Stated task:
Lift out, unaltered, the lines of the material below between the line holding "Reproduce this chart" and the line holding "const fmt = (v: number)", counting both.

Record list:
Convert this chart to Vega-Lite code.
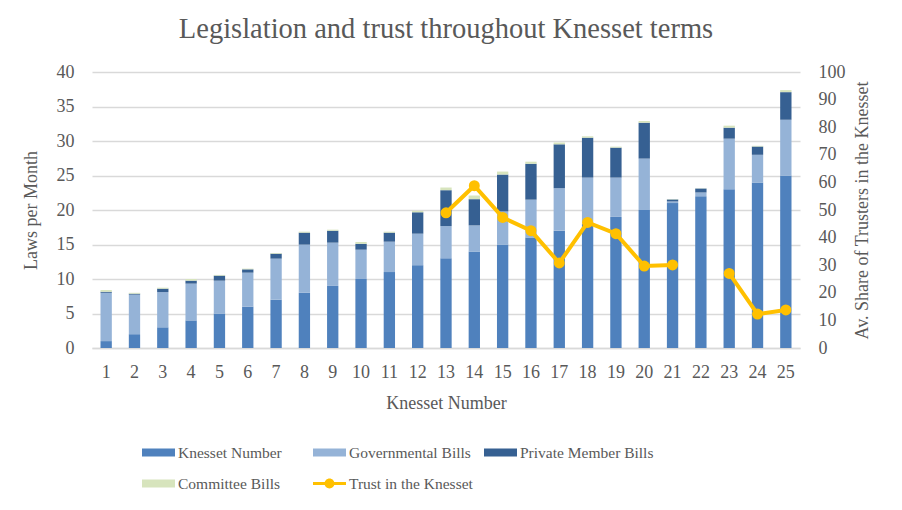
* * *
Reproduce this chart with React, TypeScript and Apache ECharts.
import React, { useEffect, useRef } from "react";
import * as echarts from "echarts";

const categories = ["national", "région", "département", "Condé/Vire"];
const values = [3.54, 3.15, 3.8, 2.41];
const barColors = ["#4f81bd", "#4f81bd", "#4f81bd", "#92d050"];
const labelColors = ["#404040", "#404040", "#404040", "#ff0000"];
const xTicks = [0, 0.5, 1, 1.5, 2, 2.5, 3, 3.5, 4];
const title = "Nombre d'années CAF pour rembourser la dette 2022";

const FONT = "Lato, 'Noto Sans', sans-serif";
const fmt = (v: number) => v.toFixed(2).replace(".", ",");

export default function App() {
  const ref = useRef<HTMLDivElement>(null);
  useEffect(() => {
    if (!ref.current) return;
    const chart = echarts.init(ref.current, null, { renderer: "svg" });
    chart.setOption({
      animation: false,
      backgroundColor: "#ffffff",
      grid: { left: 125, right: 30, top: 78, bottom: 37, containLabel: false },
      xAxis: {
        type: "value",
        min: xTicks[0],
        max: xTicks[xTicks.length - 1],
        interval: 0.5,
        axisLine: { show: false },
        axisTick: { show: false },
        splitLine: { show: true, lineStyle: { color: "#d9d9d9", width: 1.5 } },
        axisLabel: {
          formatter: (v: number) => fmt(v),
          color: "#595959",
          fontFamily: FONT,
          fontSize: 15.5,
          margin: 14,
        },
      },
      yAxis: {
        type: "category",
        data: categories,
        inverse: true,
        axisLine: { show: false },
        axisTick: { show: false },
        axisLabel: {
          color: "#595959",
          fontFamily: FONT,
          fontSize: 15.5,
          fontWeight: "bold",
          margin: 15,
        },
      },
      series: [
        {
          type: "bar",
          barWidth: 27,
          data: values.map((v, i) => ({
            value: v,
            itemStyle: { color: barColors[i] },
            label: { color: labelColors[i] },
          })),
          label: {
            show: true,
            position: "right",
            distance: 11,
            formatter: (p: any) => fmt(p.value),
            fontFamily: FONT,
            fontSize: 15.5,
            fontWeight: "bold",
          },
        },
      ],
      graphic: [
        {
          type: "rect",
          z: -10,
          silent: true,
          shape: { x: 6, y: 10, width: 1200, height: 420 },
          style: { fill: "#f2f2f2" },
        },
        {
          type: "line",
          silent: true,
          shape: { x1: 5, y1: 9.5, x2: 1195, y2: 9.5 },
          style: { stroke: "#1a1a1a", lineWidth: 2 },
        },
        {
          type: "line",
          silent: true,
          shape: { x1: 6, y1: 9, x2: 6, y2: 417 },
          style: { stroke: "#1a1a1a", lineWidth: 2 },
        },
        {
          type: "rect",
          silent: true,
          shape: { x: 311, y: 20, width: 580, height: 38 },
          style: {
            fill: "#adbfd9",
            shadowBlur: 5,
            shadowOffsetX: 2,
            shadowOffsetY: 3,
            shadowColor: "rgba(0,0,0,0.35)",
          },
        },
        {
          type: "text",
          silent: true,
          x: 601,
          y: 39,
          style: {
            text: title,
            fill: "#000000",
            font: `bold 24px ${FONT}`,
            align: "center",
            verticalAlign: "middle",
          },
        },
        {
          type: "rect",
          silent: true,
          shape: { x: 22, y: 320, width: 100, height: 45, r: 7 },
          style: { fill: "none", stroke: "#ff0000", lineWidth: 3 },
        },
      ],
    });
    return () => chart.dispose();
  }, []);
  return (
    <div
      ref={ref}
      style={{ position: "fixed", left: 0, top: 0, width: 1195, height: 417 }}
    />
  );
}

Written solution:
Reproduce this chart with React, TypeScript and Apache ECharts.
import React, { useEffect, useRef } from "react";
import * as echarts from "echarts";

const categories = ["national", "région", "département", "Condé/Vire"];
const values = [3.54, 3.15, 3.8, 2.41];
const barColors = ["#4f81bd", "#4f81bd", "#4f81bd", "#92d050"];
const labelColors = ["#404040", "#404040", "#404040", "#ff0000"];
const xTicks = [0, 0.5, 1, 1.5, 2, 2.5, 3, 3.5, 4];
const title = "Nombre d'années CAF pour rembourser la dette 2022";

const FONT = "Lato, 'Noto Sans', sans-serif";
const fmt = (v: number) => v.toFixed(2).replace(".", ",");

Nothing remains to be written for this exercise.